NASA Names CEV Orion

By | August 28, 2006 | Uncategorized

NASA will name the next-generation American spaceship Orion, a cosmic traveler that will take astronauts to the moon, Mars and beyond, the space agency announced last week.

The Crew Exploration Vehicle (CEV), which will replace the space shuttle fleet, will be built either by Lockheed Martin Corp. [LMT] or by a team headed by Northrop Grumman Corp. [NOC] and featuring The Boeing Co. [BA].

NASA may select the winner of the competition on Aug. 31.

Orion’s first flight with astronauts onboard is planned for no later than 2014, going to the International Space Station. The first Orion flight to the moon is planned for no later than 2020.

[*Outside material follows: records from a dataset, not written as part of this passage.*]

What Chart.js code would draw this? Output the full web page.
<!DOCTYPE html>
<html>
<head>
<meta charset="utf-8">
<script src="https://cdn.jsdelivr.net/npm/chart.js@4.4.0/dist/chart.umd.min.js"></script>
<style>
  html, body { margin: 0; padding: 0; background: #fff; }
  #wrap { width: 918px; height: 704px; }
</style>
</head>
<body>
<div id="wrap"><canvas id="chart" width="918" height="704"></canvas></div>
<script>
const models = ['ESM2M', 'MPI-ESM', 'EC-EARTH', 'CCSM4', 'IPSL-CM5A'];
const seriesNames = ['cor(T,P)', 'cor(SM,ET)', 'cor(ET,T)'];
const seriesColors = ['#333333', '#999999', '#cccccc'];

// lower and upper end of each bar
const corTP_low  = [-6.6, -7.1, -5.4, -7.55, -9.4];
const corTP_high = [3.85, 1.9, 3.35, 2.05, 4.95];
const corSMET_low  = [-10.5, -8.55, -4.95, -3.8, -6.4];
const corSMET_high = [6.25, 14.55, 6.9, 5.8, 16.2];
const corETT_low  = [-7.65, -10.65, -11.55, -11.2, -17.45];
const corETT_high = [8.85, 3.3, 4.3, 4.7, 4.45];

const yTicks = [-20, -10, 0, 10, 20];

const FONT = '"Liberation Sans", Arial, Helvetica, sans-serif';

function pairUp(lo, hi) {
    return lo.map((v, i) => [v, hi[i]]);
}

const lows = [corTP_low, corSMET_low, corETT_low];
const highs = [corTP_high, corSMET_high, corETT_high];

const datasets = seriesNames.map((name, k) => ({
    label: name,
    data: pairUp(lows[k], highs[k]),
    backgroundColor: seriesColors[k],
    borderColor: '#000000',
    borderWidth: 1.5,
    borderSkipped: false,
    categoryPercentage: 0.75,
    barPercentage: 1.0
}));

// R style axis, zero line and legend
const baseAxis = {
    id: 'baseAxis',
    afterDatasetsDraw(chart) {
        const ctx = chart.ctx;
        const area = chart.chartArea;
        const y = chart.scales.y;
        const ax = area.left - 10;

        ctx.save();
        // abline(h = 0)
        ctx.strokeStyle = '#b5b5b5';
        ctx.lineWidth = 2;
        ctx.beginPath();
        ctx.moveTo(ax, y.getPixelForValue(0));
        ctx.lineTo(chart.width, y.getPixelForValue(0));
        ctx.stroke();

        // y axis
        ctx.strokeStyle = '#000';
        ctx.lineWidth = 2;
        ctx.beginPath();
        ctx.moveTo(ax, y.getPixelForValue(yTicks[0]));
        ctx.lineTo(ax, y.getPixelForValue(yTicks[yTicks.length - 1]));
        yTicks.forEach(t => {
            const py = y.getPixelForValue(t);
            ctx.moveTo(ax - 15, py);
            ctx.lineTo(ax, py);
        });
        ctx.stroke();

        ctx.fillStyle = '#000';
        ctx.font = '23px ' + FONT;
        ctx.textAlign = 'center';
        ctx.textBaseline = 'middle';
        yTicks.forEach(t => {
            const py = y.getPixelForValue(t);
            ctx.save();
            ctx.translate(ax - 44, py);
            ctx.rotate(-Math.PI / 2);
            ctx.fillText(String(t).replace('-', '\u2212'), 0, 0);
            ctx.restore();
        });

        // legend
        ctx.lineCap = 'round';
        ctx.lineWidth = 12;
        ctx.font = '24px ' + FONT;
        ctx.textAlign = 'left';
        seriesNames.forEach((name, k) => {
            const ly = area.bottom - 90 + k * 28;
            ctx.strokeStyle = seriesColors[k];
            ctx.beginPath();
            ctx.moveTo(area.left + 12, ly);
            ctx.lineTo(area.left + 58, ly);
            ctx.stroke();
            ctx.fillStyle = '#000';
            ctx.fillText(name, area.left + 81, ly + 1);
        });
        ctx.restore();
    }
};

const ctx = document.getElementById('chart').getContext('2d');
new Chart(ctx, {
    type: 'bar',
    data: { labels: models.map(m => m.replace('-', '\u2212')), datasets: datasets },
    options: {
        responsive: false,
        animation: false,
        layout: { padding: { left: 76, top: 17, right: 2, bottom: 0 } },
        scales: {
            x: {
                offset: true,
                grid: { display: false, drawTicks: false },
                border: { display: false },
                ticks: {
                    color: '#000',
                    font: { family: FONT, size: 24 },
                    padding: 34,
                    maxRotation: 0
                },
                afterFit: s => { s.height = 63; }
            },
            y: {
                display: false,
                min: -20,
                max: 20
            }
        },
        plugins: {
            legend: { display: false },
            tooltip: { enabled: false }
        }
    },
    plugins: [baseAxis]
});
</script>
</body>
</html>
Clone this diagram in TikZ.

Orion is named for one of the brightest, most familiar and easily identifiable constellations.

“Many of its stars have been used for navigation and guided explorers to new worlds for centuries,” said Orion Project Manager Skip Hatfield.

In June, NASA announced the launch vehicles under development by the Constellation Program have been named Ares, a synonym for Mars. The booster that will launch Orion will be called Ares I, and a larger heavy-lift launch vehicle will be known as Ares V.

Orion will be capable of transporting cargo and up to six crew members to and from the International Space Station. It can carry four crewmembers for lunar missions. Later, it can support crew transfers for Mars missions.

The CEV spacecraft will be smaller than the space shuttles, which had huge cargo bays designed to carry large structural components aloft for construction of the space station.

Orion borrows its cone-like shape from space capsules of the past, but takes advantage of the latest technology in computers, electronics, life support, propulsion and heat protection systems. The capsule’s conical shape is the safest and most reliable for re-entering the Earth’s atmosphere, especially at the velocities required for a direct return from the moon.

Orion will be 16.5 feet in diameter and have a mass of about 25 tons. Inside, it will have more than 2.5 times the volume of an Apollo capsule, the U.S. spacecraft that carried the first human beings to the moon. Orion will return humans to the moon to stay for long periods as a testing ground for the longer journey to Mars.